[Plotting code records]
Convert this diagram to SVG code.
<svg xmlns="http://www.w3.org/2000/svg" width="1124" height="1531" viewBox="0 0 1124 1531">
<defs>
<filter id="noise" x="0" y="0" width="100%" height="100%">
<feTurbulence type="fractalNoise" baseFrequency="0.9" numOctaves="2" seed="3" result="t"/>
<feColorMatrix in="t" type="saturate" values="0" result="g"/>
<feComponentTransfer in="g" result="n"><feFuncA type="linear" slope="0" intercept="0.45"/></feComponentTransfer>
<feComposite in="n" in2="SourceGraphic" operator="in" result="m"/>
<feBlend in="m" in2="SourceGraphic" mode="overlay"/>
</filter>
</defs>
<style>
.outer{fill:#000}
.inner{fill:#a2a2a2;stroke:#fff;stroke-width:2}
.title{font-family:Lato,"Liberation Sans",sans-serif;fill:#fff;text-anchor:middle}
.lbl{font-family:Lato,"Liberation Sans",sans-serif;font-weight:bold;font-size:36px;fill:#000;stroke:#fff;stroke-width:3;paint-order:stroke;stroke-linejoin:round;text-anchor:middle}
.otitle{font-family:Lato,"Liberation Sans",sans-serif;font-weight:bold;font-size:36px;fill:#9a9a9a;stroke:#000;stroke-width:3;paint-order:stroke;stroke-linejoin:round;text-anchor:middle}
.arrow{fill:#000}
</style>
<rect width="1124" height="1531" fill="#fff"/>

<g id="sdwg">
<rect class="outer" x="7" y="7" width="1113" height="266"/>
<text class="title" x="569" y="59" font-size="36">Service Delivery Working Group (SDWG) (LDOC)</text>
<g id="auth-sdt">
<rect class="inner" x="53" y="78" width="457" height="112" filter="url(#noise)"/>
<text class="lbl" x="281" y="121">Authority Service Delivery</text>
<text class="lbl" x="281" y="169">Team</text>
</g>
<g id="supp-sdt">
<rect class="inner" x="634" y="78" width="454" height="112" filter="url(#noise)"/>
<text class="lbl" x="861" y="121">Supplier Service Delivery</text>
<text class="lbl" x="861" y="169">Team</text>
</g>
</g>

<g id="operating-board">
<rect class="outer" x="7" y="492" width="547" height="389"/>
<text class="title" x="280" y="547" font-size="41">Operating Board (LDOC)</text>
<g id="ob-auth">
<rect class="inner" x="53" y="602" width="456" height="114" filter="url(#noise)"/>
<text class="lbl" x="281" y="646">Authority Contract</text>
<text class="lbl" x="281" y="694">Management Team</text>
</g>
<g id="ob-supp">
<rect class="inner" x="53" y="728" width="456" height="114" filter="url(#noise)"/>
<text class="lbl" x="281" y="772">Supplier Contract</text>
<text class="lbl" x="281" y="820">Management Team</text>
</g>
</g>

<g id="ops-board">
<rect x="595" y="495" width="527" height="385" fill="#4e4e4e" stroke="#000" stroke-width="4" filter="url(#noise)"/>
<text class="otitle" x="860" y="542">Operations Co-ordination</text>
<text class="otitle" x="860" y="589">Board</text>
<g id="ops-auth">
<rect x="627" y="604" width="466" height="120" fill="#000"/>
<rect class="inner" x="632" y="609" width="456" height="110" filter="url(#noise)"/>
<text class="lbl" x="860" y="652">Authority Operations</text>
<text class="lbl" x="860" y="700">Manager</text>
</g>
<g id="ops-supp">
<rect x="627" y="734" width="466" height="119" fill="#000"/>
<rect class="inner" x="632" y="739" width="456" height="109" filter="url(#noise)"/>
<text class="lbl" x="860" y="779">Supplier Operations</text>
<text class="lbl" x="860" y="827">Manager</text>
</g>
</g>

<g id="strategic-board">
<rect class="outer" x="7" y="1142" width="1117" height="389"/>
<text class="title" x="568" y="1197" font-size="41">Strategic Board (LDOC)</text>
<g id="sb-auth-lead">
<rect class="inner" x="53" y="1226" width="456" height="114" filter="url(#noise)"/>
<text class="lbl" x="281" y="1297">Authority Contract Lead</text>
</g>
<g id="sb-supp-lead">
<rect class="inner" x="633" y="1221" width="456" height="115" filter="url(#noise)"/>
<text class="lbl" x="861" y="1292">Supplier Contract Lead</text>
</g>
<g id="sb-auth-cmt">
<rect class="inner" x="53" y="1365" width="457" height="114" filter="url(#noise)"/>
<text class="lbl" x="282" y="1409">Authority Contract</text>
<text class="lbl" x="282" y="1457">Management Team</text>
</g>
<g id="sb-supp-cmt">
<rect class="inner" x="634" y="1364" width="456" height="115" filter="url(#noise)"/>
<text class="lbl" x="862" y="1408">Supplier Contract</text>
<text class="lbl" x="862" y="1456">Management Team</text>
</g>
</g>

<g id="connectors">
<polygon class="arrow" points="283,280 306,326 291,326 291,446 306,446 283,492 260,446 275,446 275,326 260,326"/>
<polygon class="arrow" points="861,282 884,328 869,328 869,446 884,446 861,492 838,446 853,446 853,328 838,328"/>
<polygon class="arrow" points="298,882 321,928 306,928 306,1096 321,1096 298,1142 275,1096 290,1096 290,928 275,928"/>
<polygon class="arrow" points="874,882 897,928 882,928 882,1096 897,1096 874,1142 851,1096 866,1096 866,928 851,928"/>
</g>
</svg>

* * *

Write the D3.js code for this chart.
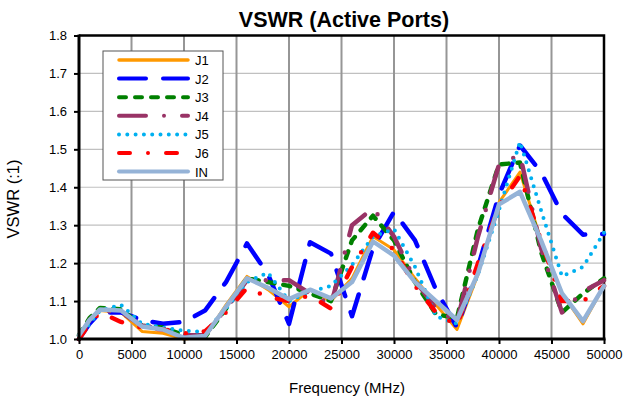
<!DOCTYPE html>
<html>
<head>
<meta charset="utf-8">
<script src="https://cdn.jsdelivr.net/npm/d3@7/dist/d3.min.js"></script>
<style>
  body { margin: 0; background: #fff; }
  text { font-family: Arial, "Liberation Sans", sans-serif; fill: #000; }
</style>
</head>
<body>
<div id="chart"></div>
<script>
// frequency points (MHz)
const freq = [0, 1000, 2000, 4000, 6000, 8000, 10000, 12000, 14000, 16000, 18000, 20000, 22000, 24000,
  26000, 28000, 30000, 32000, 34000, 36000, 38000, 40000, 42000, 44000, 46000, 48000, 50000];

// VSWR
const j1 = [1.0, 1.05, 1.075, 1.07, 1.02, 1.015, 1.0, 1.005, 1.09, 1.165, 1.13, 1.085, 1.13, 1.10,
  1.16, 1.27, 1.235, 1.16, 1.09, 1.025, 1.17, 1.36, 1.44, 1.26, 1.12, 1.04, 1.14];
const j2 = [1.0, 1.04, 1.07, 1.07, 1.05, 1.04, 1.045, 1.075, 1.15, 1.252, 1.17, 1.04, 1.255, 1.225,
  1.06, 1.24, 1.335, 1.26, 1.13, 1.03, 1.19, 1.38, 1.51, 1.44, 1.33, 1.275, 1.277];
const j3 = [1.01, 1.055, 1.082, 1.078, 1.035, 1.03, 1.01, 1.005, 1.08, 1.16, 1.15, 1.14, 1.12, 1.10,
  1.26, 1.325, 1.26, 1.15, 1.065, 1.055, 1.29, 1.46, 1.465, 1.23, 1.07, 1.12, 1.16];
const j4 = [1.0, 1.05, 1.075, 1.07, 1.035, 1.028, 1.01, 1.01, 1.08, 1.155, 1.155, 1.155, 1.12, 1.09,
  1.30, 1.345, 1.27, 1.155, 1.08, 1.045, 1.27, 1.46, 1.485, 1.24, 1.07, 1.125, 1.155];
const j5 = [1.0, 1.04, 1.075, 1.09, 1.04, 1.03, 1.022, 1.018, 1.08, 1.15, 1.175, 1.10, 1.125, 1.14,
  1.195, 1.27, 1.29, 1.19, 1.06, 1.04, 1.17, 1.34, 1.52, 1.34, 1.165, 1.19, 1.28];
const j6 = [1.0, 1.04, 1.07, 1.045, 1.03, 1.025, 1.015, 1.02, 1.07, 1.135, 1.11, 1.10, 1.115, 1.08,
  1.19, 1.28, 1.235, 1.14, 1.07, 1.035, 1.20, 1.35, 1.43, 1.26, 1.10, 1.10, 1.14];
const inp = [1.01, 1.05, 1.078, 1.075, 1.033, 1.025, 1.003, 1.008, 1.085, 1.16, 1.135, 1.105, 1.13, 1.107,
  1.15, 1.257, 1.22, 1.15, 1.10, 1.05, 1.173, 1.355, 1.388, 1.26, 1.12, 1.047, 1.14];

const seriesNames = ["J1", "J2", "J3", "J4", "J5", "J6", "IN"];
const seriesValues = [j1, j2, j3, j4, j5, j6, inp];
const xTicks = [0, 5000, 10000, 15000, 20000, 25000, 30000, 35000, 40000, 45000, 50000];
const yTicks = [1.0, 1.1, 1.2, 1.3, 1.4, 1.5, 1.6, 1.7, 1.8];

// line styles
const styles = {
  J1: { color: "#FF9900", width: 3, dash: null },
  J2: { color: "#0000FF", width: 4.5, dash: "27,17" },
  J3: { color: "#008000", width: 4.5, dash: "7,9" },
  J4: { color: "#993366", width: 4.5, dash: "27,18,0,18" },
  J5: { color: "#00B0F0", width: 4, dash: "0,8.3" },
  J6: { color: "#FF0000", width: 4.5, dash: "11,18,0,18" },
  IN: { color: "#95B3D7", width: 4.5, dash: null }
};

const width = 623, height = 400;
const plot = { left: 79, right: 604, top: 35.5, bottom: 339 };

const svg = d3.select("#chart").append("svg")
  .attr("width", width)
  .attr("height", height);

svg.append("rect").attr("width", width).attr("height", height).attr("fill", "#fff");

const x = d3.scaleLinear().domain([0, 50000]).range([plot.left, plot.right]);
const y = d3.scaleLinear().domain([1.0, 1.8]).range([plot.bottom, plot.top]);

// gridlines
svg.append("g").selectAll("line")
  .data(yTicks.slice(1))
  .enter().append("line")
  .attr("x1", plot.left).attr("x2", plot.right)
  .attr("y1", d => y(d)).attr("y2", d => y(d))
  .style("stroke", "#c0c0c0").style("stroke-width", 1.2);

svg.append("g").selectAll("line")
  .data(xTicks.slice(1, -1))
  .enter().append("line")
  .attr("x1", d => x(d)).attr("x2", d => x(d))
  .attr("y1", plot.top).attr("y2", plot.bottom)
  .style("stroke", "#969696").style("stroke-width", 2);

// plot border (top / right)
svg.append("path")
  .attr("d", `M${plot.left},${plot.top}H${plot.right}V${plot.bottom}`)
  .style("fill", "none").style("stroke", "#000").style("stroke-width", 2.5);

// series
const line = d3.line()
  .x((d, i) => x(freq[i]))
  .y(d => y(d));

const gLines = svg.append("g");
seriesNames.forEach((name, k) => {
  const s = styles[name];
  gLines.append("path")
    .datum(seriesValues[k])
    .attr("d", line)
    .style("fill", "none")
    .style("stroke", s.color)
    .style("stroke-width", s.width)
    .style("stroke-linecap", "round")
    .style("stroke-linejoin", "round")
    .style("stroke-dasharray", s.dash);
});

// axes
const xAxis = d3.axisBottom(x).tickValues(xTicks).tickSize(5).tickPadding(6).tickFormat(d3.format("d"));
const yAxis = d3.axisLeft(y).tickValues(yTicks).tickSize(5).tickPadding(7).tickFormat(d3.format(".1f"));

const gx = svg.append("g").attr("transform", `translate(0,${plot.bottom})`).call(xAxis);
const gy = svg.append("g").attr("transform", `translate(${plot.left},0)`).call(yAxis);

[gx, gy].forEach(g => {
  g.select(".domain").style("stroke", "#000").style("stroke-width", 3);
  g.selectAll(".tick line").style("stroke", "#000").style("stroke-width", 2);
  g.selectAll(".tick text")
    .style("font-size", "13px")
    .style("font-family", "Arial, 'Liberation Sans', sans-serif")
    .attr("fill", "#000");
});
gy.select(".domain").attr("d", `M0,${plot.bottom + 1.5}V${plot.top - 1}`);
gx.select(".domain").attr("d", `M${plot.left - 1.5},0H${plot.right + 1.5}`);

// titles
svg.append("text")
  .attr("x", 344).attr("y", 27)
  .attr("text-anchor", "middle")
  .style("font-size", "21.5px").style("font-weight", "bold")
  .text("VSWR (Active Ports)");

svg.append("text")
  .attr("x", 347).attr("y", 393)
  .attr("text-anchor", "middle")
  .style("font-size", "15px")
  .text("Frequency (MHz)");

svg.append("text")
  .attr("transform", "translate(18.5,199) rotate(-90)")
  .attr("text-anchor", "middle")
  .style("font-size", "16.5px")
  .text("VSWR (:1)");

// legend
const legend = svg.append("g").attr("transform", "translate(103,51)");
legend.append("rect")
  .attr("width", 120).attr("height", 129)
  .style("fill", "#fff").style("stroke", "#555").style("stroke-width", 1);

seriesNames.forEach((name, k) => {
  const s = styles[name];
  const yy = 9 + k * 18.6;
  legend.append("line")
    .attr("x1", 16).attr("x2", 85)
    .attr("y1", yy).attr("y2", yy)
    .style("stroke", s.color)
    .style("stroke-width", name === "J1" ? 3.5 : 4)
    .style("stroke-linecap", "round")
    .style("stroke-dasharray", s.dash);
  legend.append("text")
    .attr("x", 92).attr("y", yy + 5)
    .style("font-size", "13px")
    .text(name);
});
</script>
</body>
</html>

[Aim of the exercise]
Retype exactly the lines from the one with "Write the D3.js code for this chart." through the one with "46000, 48000, 50000];", both included, and nothing else; leave out the pictures.

[Solution for this problem]
Write the D3.js code for this chart.
<!DOCTYPE html>
<html>
<head>
<meta charset="utf-8">
<script src="https://cdn.jsdelivr.net/npm/d3@7/dist/d3.min.js"></script>
<style>
  body { margin: 0; background: #fff; }
  text { font-family: Arial, "Liberation Sans", sans-serif; fill: #000; }
</style>
</head>
<body>
<div id="chart"></div>
<script>
// frequency points (MHz)
const freq = [0, 1000, 2000, 4000, 6000, 8000, 10000, 12000, 14000, 16000, 18000, 20000, 22000, 24000,
  26000, 28000, 30000, 32000, 34000, 36000, 38000, 40000, 42000, 44000, 46000, 48000, 50000];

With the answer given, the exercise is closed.